> WORK TO DO:
Omit pictures and quote the listing below line by line, from its start through the line that holds "-3.98, -3.85, -3.62]".

> MATERIAL PROVIDED:
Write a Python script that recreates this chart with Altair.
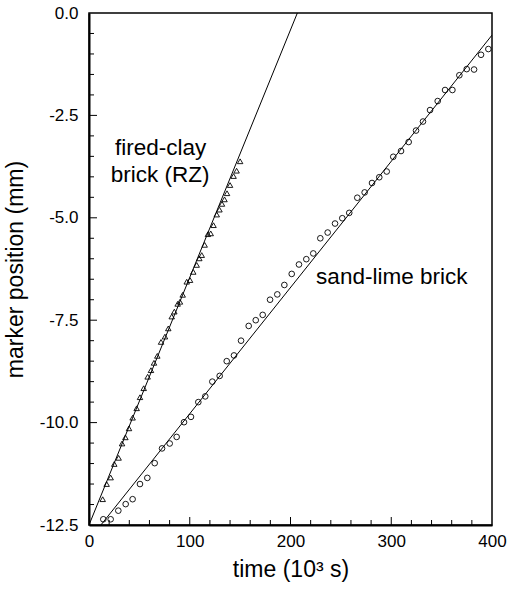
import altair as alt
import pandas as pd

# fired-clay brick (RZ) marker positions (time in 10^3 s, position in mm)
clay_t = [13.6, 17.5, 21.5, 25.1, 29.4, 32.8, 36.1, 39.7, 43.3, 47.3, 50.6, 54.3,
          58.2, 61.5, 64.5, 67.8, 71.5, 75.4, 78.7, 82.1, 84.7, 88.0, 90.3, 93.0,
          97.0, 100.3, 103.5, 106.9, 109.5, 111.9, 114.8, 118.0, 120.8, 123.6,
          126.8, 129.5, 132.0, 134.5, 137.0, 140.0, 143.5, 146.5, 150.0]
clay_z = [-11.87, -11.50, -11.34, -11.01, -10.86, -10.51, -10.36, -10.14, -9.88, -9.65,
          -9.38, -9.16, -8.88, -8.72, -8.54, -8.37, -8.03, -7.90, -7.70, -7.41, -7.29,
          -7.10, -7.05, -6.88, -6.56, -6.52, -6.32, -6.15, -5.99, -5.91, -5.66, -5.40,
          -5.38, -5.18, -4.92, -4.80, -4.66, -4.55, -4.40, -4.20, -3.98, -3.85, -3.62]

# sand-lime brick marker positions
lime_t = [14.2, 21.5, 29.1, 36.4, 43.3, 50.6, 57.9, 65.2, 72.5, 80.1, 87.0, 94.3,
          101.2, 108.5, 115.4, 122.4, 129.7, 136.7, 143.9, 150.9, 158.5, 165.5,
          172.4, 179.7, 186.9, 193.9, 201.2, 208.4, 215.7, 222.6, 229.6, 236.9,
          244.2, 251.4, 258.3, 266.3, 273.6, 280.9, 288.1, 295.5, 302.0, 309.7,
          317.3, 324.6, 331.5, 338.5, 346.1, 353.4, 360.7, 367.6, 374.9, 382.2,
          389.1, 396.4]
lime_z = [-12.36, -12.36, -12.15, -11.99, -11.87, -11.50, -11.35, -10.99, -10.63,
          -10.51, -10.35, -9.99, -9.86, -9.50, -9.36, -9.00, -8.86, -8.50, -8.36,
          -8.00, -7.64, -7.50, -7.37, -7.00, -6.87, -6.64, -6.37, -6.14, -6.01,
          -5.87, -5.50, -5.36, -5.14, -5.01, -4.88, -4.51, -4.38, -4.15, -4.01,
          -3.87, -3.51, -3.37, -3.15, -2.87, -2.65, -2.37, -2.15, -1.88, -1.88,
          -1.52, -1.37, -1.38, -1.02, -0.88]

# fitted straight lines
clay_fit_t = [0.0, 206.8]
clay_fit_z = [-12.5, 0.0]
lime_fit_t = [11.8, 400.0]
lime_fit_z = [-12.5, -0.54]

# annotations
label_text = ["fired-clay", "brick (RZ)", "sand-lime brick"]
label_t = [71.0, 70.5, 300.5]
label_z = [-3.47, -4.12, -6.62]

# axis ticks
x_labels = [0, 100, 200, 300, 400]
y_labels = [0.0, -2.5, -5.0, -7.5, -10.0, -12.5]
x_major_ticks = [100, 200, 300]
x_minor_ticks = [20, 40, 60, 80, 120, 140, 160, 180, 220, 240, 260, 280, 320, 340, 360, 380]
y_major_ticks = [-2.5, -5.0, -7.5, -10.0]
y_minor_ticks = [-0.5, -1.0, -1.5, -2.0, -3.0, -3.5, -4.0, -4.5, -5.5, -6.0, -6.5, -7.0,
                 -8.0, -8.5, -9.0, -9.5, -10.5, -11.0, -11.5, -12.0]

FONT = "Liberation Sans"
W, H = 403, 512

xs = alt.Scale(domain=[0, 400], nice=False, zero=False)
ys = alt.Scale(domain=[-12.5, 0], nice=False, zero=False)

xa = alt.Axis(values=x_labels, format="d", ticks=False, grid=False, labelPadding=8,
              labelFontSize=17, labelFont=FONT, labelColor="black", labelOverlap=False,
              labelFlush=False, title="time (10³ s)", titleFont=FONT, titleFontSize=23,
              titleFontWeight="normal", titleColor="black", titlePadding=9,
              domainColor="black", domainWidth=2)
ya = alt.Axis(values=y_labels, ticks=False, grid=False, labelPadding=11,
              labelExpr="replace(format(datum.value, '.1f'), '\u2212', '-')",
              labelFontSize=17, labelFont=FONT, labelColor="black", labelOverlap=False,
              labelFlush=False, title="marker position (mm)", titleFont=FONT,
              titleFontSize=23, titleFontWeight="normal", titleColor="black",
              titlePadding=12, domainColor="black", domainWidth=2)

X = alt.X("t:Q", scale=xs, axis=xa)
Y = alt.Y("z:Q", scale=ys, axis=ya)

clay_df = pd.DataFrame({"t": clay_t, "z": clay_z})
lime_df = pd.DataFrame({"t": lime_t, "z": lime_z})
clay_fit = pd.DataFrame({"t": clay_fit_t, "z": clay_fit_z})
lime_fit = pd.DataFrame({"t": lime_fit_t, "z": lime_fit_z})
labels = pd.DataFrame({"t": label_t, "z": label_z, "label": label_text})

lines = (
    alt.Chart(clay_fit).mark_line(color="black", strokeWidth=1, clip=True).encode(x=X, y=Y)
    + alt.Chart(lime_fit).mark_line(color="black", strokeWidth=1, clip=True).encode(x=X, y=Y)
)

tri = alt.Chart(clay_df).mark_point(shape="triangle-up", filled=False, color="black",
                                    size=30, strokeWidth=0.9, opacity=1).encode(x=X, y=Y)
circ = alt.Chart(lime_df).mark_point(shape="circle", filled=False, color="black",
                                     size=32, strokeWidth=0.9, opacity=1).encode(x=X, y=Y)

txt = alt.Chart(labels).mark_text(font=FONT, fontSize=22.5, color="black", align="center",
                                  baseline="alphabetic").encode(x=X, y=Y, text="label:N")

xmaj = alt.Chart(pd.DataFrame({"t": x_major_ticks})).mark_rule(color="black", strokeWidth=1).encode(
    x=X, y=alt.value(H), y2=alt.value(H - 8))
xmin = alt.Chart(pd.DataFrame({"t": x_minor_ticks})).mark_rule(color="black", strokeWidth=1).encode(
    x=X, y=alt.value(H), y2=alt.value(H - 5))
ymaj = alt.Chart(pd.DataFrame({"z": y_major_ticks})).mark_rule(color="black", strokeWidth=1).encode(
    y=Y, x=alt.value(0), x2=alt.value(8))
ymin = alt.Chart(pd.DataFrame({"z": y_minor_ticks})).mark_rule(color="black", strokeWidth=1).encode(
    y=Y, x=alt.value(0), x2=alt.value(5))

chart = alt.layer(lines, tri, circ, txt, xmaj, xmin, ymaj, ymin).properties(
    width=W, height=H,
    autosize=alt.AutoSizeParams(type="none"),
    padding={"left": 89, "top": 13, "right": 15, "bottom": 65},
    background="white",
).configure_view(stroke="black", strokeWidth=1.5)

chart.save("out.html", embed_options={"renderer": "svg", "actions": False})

> COMPLETED TASK:
Write a Python script that recreates this chart with Altair.
import altair as alt
import pandas as pd

# fired-clay brick (RZ) marker positions (time in 10^3 s, position in mm)
clay_t = [13.6, 17.5, 21.5, 25.1, 29.4, 32.8, 36.1, 39.7, 43.3, 47.3, 50.6, 54.3,
          58.2, 61.5, 64.5, 67.8, 71.5, 75.4, 78.7, 82.1, 84.7, 88.0, 90.3, 93.0,
          97.0, 100.3, 103.5, 106.9, 109.5, 111.9, 114.8, 118.0, 120.8, 123.6,
          126.8, 129.5, 132.0, 134.5, 137.0, 140.0, 143.5, 146.5, 150.0]
clay_z = [-11.87, -11.50, -11.34, -11.01, -10.86, -10.51, -10.36, -10.14, -9.88, -9.65,
          -9.38, -9.16, -8.88, -8.72, -8.54, -8.37, -8.03, -7.90, -7.70, -7.41, -7.29,
          -7.10, -7.05, -6.88, -6.56, -6.52, -6.32, -6.15, -5.99, -5.91, -5.66, -5.40,
          -5.38, -5.18, -4.92, -4.80, -4.66, -4.55, -4.40, -4.20, -3.98, -3.85, -3.62]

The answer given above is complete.